Cette tendance fait émerger des nouveaux métiers qui n’existent pas encore « pleinement ». Les recruteurs misent donc sur la personnalité des candidats, leur savoir-être, plutôt que sur un savoir-faire qui peut s’acquérir rapidement par l’expérience. Il est plus facile de former une candidate à un métier que de transformer sa personnalité pour l’adapter aux besoins de l’entreprise ».
🎤 JBGD : Les métiers de la grande distribution ne sont pas réputés pour être faciles, au contraire. D’une façon générale, quelles qualités doivent présenter les candidats qui postulent dans ce secteur ?
🗨 PG : Intégrer le monde de la grande distribution, c’est faire un choix de vie personnelle assez « fort » dans la mesure où les premières années, les métiers impliquent des contraintes importantes : horaires décalés, plannings dynamiques, travail les jours fériés, ports de charges, manutention, inventaires, saisonnalité (soldes, rentrée). Il faut être un peu « dur au mal » et être en bonne santé physique car on marche beaucoup, on reste debout, etc.

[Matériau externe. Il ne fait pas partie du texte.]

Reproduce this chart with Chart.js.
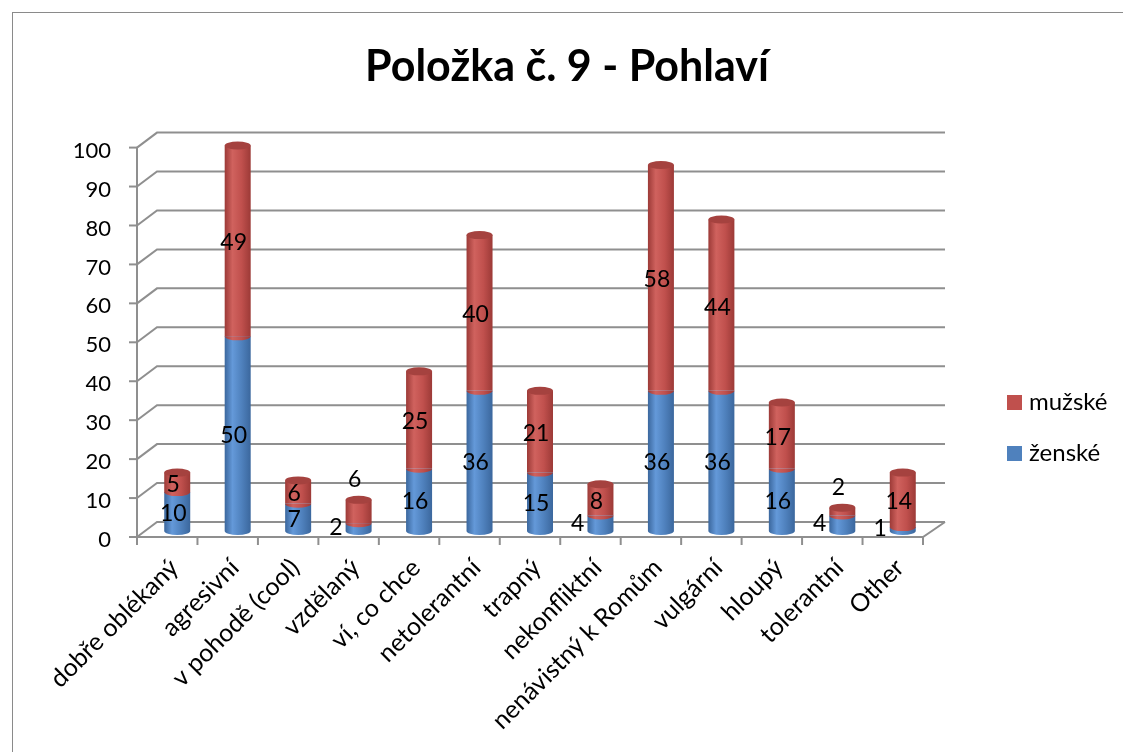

Pour toutes ces raisons le savoir-être du candidat, sa motivation et sa volonté passent devant ses compétences. Les qualités recherchées sont donc le dynamisme, la vitalité, l’enthousiasme, la ténacité, l’optimisme, la qualité. La polyvalence, la résilience, le fait d’être mutlitâche comptent aussi beaucoup.
Lors des entretiens de recrutement, nous vérifions aussi le niveau d’expression orale, la fluidité dans le langage. Dès les premiers échanges, ces traits de personnalités ressortent, ce qui facilite grandement le processus de recrutement ».